Um encontro inesperado entre ficção e realidade movimentou o município de Ribas do Rio Pardo, no Mato Grosso do Sul. As primeiras filmagens do vídeo “Saga de um Carvoeiro”, da diretora Lúcia Regina Alves Pereira, aconteceram no mesmo momento em que a cidade enfrentava o fechamento de carvoarias. Algumas pessoas que passavam pelo set de filmagem não sabiam se tratar de cenas de um dos filmes da quarta edição do Revelando os Brasis. Como acreditavam estar diante de uma matéria jornalística sobre o assunto, estes moradores acusaram a equipe de simular uma reportagem.
A diretora, selecionada pelo projeto, precisou se reunir com os donos das empresas regularizadas para explicar os objetivos de inclusão audiovisual do projeto e a temática do vídeo. De acordo com ela, o município possui várias carvoarias que atraem desempregados de diferentes partes do país, em especial, de Minas Gerais e Bahia. Mas, segundo Lúcia Regina, muitas destas carvoarias funcionam de forma clandestina, exploram a mão-de-obra através do trabalho escravo, da baixa remuneração, e ainda abandonam o empregado depois de meses de exploração, deixando-o sem emprego, sem dinheiro e longe da família.
Embora a realidade das carvoarias não regularizadas seja o contexto da história de Gregório, personagem fictício do vídeo, a temática central da obra é a superação do ser humano. “O filme mostra as mazelas das carvoarias clandestinas, no entanto, o foco é a reconstrução de um indivíduo que, depois de ser explorado e abandonado, é acolhido por um projeto social que o faz ampliar os horizontes, recuperar sua autoestima e reconstruir a sua vida”, conta a diretora.
Na história, Gregório sai do interior de Minas em busca de emprego numa carvoaria de Ribas do Rio Pardo. Após ser explorado por vários dias e da remuneração miserável, ele é abandonado na cidade. Acolhido por uma organização não governamental, o carvoeiro recebe roupa, alimento, abrigo e aprende a arte do barro, tornando-se um escultor de reconhecimento internacional.
Gravações – O vídeo combinará cenas de ficção e documentário. A obra também incluirá depoimentos de carvoeiros explorados e daqueles que conseguiram por meio da atividade juntar recursos e fazer investimentos na região. As gravações ainda não foram concluídas, pois as chuvas danificaram as estradas, impedindo o acesso da equipe às carvoarias localizadas em áreas distantes.
O contato com o audiovisual tem entusiasmado a diretora que buscou ainda envolver a comunidade nas etapas de produção e gravação e divulgou o projeto por meio de banners, faixas, camisetas, cartazes e blog. “O aprendizado é bom demais. Nunca havia pensado em fazer nada deste tipo. Hoje só penso em gravar tudo que vejo. Encomendei uma câmera para me aperfeiçoar nesta área fantástica”, conta.

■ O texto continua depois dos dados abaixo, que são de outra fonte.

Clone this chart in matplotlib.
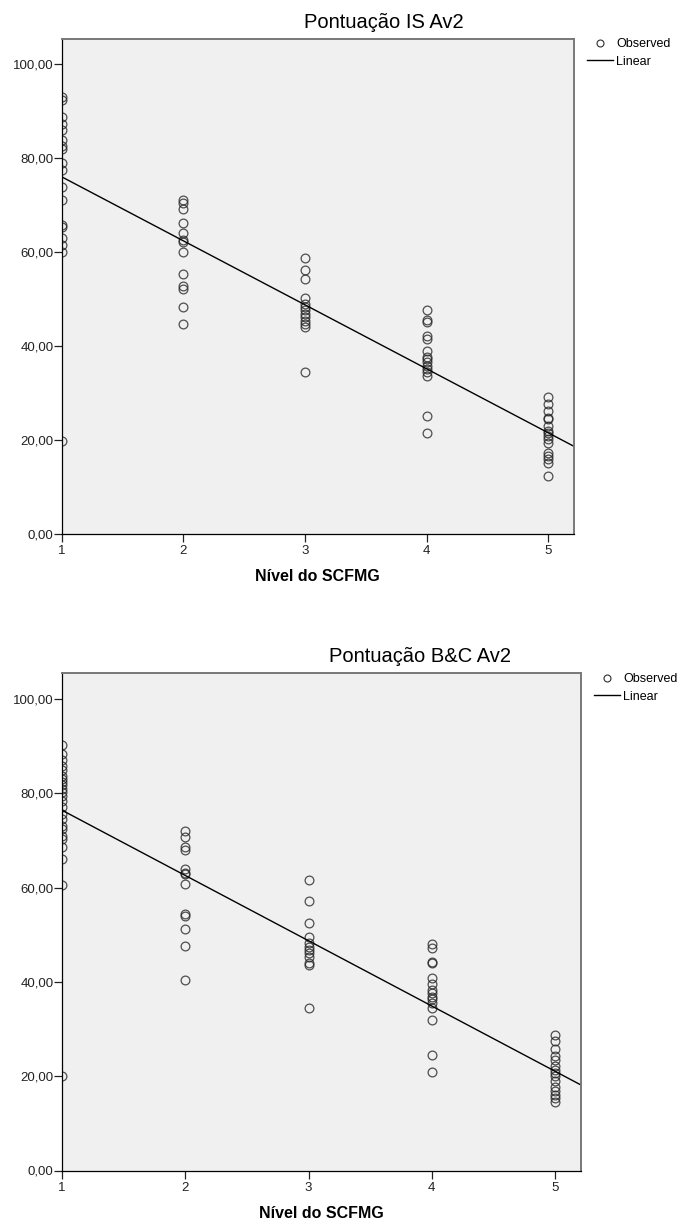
import numpy as np
import matplotlib
matplotlib.use("Agg")
import matplotlib.pyplot as plt
from matplotlib.lines import Line2D

plt.rcParams['font.family'] = ['Liberation Sans', 'DejaVu Sans']

# Nivel do SCFMG -> observed scores
levels = [1, 2, 3, 4, 5]

is_level1 = [93.0, 92.5, 88.9, 87.4, 86.0, 83.9, 82.7, 81.9, 79.1, 77.6, 73.9,
             71.2, 65.8, 65.3, 63.1, 61.5, 60.1, 19.8]
is_level2 = [71.2, 70.5, 69.1, 66.2, 64.1, 62.6, 62.1, 60.0, 55.3, 52.8, 52.2,
             48.3, 44.6]
is_level3 = [58.7, 56.2, 54.2, 50.3, 49.0, 48.3, 47.6, 46.9, 46.2, 45.4, 44.7,
             44.0, 34.4]
is_level4 = [47.6, 45.5, 45.1, 42.2, 41.5, 39.0, 37.6, 37.2, 36.5, 35.8, 35.1,
             34.4, 33.6, 25.1, 21.5]
is_level5 = [29.2, 27.6, 26.1, 24.7, 24.4, 22.9, 21.8, 21.4, 20.8, 20.2, 19.4,
             17.2, 16.5, 15.9, 15.1, 12.2]

bc_level1 = [90.2, 88.4, 87.0, 85.9, 84.9, 83.8, 83.1, 82.4, 81.7, 81.0, 80.3,
             79.5, 78.5, 77.1, 75.6, 74.6, 73.1, 72.4, 71.0, 70.3, 68.6, 66.2,
             60.5, 20.0]
bc_level2 = [72.1, 70.7, 68.6, 68.0, 63.9, 63.2, 62.9, 60.7, 54.4, 54.0, 51.2,
             47.6, 40.5]
bc_level3 = [61.7, 57.1, 52.6, 49.6, 48.2, 47.5, 46.8, 46.1, 45.4, 44.1, 43.5,
             34.4]
bc_level4 = [48.0, 47.3, 44.2, 44.1, 40.9, 39.5, 38.3, 37.6, 36.8, 36.3, 35.6,
             34.5, 31.9, 24.6, 21.0]
bc_level5 = [28.8, 27.4, 25.8, 24.2, 23.5, 22.1, 21.4, 20.7, 20.0, 18.9, 17.8,
             16.8, 16.1, 15.4, 14.6]

# linear fit shown in the chart (intercept, slope)
is_fit = (89.7, -13.65)
bc_fit = (90.3, -13.85)

y_ticks = [0, 20, 40, 60, 80, 100]
y_tick_labels = ['0,00', '20,00', '40,00', '60,00', '80,00', '100,00']
x_tick_labels = ['1', '2', '3', '4', '5']

titles = ['Pontuação IS Av2', 'Pontuação B&C Av2']
x_label = 'Nível do SCFMG'

W, H = 681, 1225
fig = plt.figure(figsize=(W / 100, H / 100), dpi=100)


def px_box(left, right, top, bottom):
    return [left / W, 1 - bottom / H, (right - left) / W, (bottom - top) / H]


def draw_panel(box, groups, fit, title, title_xy, legend_xy, xmax):
    ax = fig.add_axes(box)
    ax.set_facecolor('#f0f0f0')
    for lvl, vals in zip(levels, groups):
        ax.plot([lvl] * len(vals), vals, linestyle='none', marker='o',
                markersize=6.3, markerfacecolor='none', markeredgecolor='#262626',
                markeredgewidth=0.9, alpha=0.8)
    xs = np.array([levels[0], xmax])
    ax.plot(xs, fit[0] + fit[1] * xs, color='black', linewidth=1.0)

    ax.set_xlim(levels[0], xmax)
    ax.set_ylim(0, 105.5)
    ax.set_xticks(levels)
    ax.set_xticklabels(x_tick_labels)
    ax.set_yticks(y_ticks)
    ax.set_yticklabels(y_tick_labels)
    ax.tick_params(axis='both', direction='out', length=5.5, width=0.9,
                   labelsize=9.5, colors='#222222')
    ax.tick_params(axis='y', pad=0.5)
    ax.tick_params(axis='x', pad=2.5)
    for side in ['left', 'bottom']:
        ax.spines[side].set_color('black')
        ax.spines[side].set_linewidth(0.9)
    for side in ['top', 'right']:
        ax.spines[side].set_color('#787878')
        ax.spines[side].set_linewidth(1.4)
    ax.set_xlabel(x_label, fontsize=11.5, fontweight='bold', labelpad=9)

    fig.text(title_xy[0] / W, 1 - title_xy[1] / H, title, fontsize=14.5,
             ha='center', va='center')

    handles = [Line2D([], [], linestyle='none', marker='o', markersize=5,
                      markerfacecolor='none', markeredgecolor='#2e2e2e',
                      markeredgewidth=0.8),
               Line2D([], [], color='black', linewidth=1.0)]
    fig.legend(handles, ['Observed', 'Linear'], loc='upper left',
               bbox_to_anchor=(legend_xy[0] / W, 1 - legend_xy[1] / H),
               frameon=False, fontsize=9, handlelength=2.1, handletextpad=0.25,
               labelspacing=0.45, borderpad=0, borderaxespad=0)
    return ax


draw_panel(px_box(61.7, 573.5, 38.7, 533.5),
           [is_level1, is_level2, is_level3, is_level4, is_level5],
           is_fit, titles[0], (384, 23), (587, 38), 5.206)
draw_panel(px_box(62, 581, 673.3, 1170.5),
           [bc_level1, bc_level2, bc_level3, bc_level4, bc_level5],
           bc_fit, titles[1], (420, 657), (594, 673), 5.21)

fig.savefig('out.png', dpi=100, facecolor='white')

Ações multiplicadoras decorrentes do projeto aumentam a cada dia. Lúcia Regina conta que a segunda reportagem publicada num dos jornais da capital despertou o interesse de várias pessoas em torno desta experiência audiovisual. Além disso, estão surgindo várias histórias novas e autores interessados em se inscrever. “O trabalho tem incentivado outras iniciativas como a da ong Gira Solidária. A entidade está formando grupos de alunos de escolas públicas para a produção de vídeos”, informa.
A diretora – Lúcia Regina Alves Pereira é educadora social e atua como presidenta da Organização Não Governamental “Essência da Mulher”, entidade voltada para o atendimento de pessoas em situação de exclusão através de ações educativas. Foi atriz de teatro amador. É compositora, está escrevendo um livro e trabalha como artesã de argila. Ribas do Rio Pardo ficou conhecida negativamente ao ser a primeira cidade brasileira a lidar com o problema da escravidão infantil. A exploração de crianças foi erradicada, no entanto, a questão dos carvoeiros, que são levados de outras regiões para trabalharem, e depois enfrentam o abandono, continua uma realidade no município.